(Source excerpt):
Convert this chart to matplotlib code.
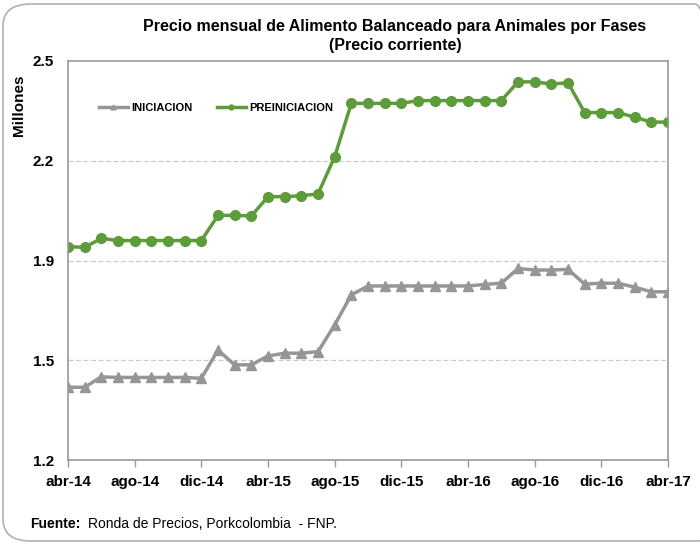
import numpy as np
import matplotlib
matplotlib.use('Agg')
import matplotlib.pyplot as plt
from matplotlib.patches import FancyBboxPatch

plt.rcParams['font.family'] = ['Liberation Sans Narrow', 'Liberation Sans', 'DejaVu Sans']

# monthly prices (millones de pesos), abr-14 .. abr-17
meses = ['abr-14', 'may-14', 'jun-14', 'jul-14', 'ago-14', 'sep-14', 'oct-14', 'nov-14',
         'dic-14', 'ene-15', 'feb-15', 'mar-15', 'abr-15', 'may-15', 'jun-15', 'jul-15',
         'ago-15', 'sep-15', 'oct-15', 'nov-15', 'dic-15', 'ene-16', 'feb-16', 'mar-16',
         'abr-16', 'may-16', 'jun-16', 'jul-16', 'ago-16', 'sep-16', 'oct-16', 'nov-16',
         'dic-16', 'ene-17', 'feb-17', 'mar-17', 'abr-17']

iniciacion = [1.437, 1.437, 1.471, 1.469, 1.469, 1.469, 1.469, 1.469,
              1.466, 1.558, 1.510, 1.510, 1.539, 1.548, 1.548, 1.553,
              1.640, 1.738, 1.767, 1.767, 1.767, 1.767, 1.767, 1.767,
              1.767, 1.772, 1.776, 1.824, 1.819, 1.819, 1.821, 1.773,
              1.776, 1.776, 1.763, 1.748, 1.748]

preiniciacion = [1.895, 1.893, 1.922, 1.915, 1.915, 1.915, 1.915, 1.915,
                 1.915, 1.997, 1.997, 1.995, 2.058, 2.058, 2.061, 2.067,
                 2.188, 2.362, 2.362, 2.362, 2.362, 2.371, 2.371, 2.371,
                 2.371, 2.371, 2.371, 2.432, 2.432, 2.425, 2.429, 2.332,
                 2.332, 2.332, 2.317, 2.301, 2.301]

y_ticks = [1.2, 1.525, 1.85, 2.175, 2.5]
y_labels = ['1.2', '1.5', '1.9', '2.2', '2.5']

gris = '#969696'
verde = '#5E9B3B'
borde = '#9a9a9a'

fig = plt.figure(figsize=(7, 5.45), dpi=100)
ax = fig.add_axes([68/700, 85/545, 600/700, 399/545])

x = np.arange(len(meses))
ax.plot(x, iniciacion, color=gris, lw=2.5, marker='^', ms=7, label='INICIACION')
ax.plot(x, preiniciacion, color=verde, lw=2.5, marker='o', ms=7, label='PREINICIACION')

ax.set_xlim(0, len(meses) - 1)
ax.set_ylim(1.2, 2.5)
ax.set_yticks(y_ticks)
ax.set_yticklabels(y_labels, fontsize=11, fontweight='bold')
ax.tick_params(axis='y', length=0, pad=10)
ax.set_xticks(x[::4])
ax.set_xticklabels(meses[::4], fontsize=11, fontweight='bold')
ax.tick_params(axis='x', length=5, color=borde, width=1, pad=6)

for g in y_ticks[1:-1]:
    ax.axhline(g, color='#cccccc', lw=0.9, ls=(0, (4, 2)), zorder=0)
for s in ax.spines.values():
    s.set_color(borde)
    s.set_linewidth(1.2)

leg = ax.legend(loc='upper left', bbox_to_anchor=(0.035, 0.92), ncol=2, frameon=False,
                markerscale=0.5, handlelength=2.6, handletextpad=0.3, columnspacing=2.2,
                prop={'weight': 'bold', 'size': 8})

fig.text(395/700, 1 - 36/545, 'Precio mensual de Alimento Balanceado para Animales por Fases\n(Precio corriente)',
         ha='center', va='center', fontsize=11.5, fontweight='bold', linespacing=1.3)
fig.text(19/700, 1 - 105/545, 'Millones', rotation=90, ha='center', va='center',
         fontsize=11, fontweight='bold')
fig.text(30/700, 1 - 524/545, 'Fuente:', ha='left', va='center', fontsize=10, fontweight='bold')
fig.text(88/700, 1 - 524/545, 'Ronda de Precios, Porkcolombia  - FNP.', ha='left', va='center', fontsize=10)

frame = FancyBboxPatch((3/700, 4/545), 720/700, 537/545, transform=fig.transFigure,
                       boxstyle='round,pad=0,rounding_size=0.04', fc='none', ec='#b0b0b0', lw=1.2)
fig.patches.append(frame)

fig.savefig('out.png', dpi=100)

(Challenge): Pictures are excluded; extract exactly the lines from the start of the data through the line that holds "s.set_linewidth(1.2)", both ends included.

(Solution for this task):
Convert this chart to matplotlib code.
import numpy as np
import matplotlib
matplotlib.use('Agg')
import matplotlib.pyplot as plt
from matplotlib.patches import FancyBboxPatch

plt.rcParams['font.family'] = ['Liberation Sans Narrow', 'Liberation Sans', 'DejaVu Sans']

# monthly prices (millones de pesos), abr-14 .. abr-17
meses = ['abr-14', 'may-14', 'jun-14', 'jul-14', 'ago-14', 'sep-14', 'oct-14', 'nov-14',
         'dic-14', 'ene-15', 'feb-15', 'mar-15', 'abr-15', 'may-15', 'jun-15', 'jul-15',
         'ago-15', 'sep-15', 'oct-15', 'nov-15', 'dic-15', 'ene-16', 'feb-16', 'mar-16',
         'abr-16', 'may-16', 'jun-16', 'jul-16', 'ago-16', 'sep-16', 'oct-16', 'nov-16',
         'dic-16', 'ene-17', 'feb-17', 'mar-17', 'abr-17']

iniciacion = [1.437, 1.437, 1.471, 1.469, 1.469, 1.469, 1.469, 1.469,
              1.466, 1.558, 1.510, 1.510, 1.539, 1.548, 1.548, 1.553,
              1.640, 1.738, 1.767, 1.767, 1.767, 1.767, 1.767, 1.767,
              1.767, 1.772, 1.776, 1.824, 1.819, 1.819, 1.821, 1.773,
              1.776, 1.776, 1.763, 1.748, 1.748]

preiniciacion = [1.895, 1.893, 1.922, 1.915, 1.915, 1.915, 1.915, 1.915,
                 1.915, 1.997, 1.997, 1.995, 2.058, 2.058, 2.061, 2.067,
                 2.188, 2.362, 2.362, 2.362, 2.362, 2.371, 2.371, 2.371,
                 2.371, 2.371, 2.371, 2.432, 2.432, 2.425, 2.429, 2.332,
                 2.332, 2.332, 2.317, 2.301, 2.301]

y_ticks = [1.2, 1.525, 1.85, 2.175, 2.5]
y_labels = ['1.2', '1.5', '1.9', '2.2', '2.5']

gris = '#969696'
verde = '#5E9B3B'
borde = '#9a9a9a'

fig = plt.figure(figsize=(7, 5.45), dpi=100)
ax = fig.add_axes([68/700, 85/545, 600/700, 399/545])

x = np.arange(len(meses))
ax.plot(x, iniciacion, color=gris, lw=2.5, marker='^', ms=7, label='INICIACION')
ax.plot(x, preiniciacion, color=verde, lw=2.5, marker='o', ms=7, label='PREINICIACION')

ax.set_xlim(0, len(meses) - 1)
ax.set_ylim(1.2, 2.5)
ax.set_yticks(y_ticks)
ax.set_yticklabels(y_labels, fontsize=11, fontweight='bold')
ax.tick_params(axis='y', length=0, pad=10)
ax.set_xticks(x[::4])
ax.set_xticklabels(meses[::4], fontsize=11, fontweight='bold')
ax.tick_params(axis='x', length=5, color=borde, width=1, pad=6)

for g in y_ticks[1:-1]:
    ax.axhline(g, color='#cccccc', lw=0.9, ls=(0, (4, 2)), zorder=0)
for s in ax.spines.values():
    s.set_color(borde)
    s.set_linewidth(1.2)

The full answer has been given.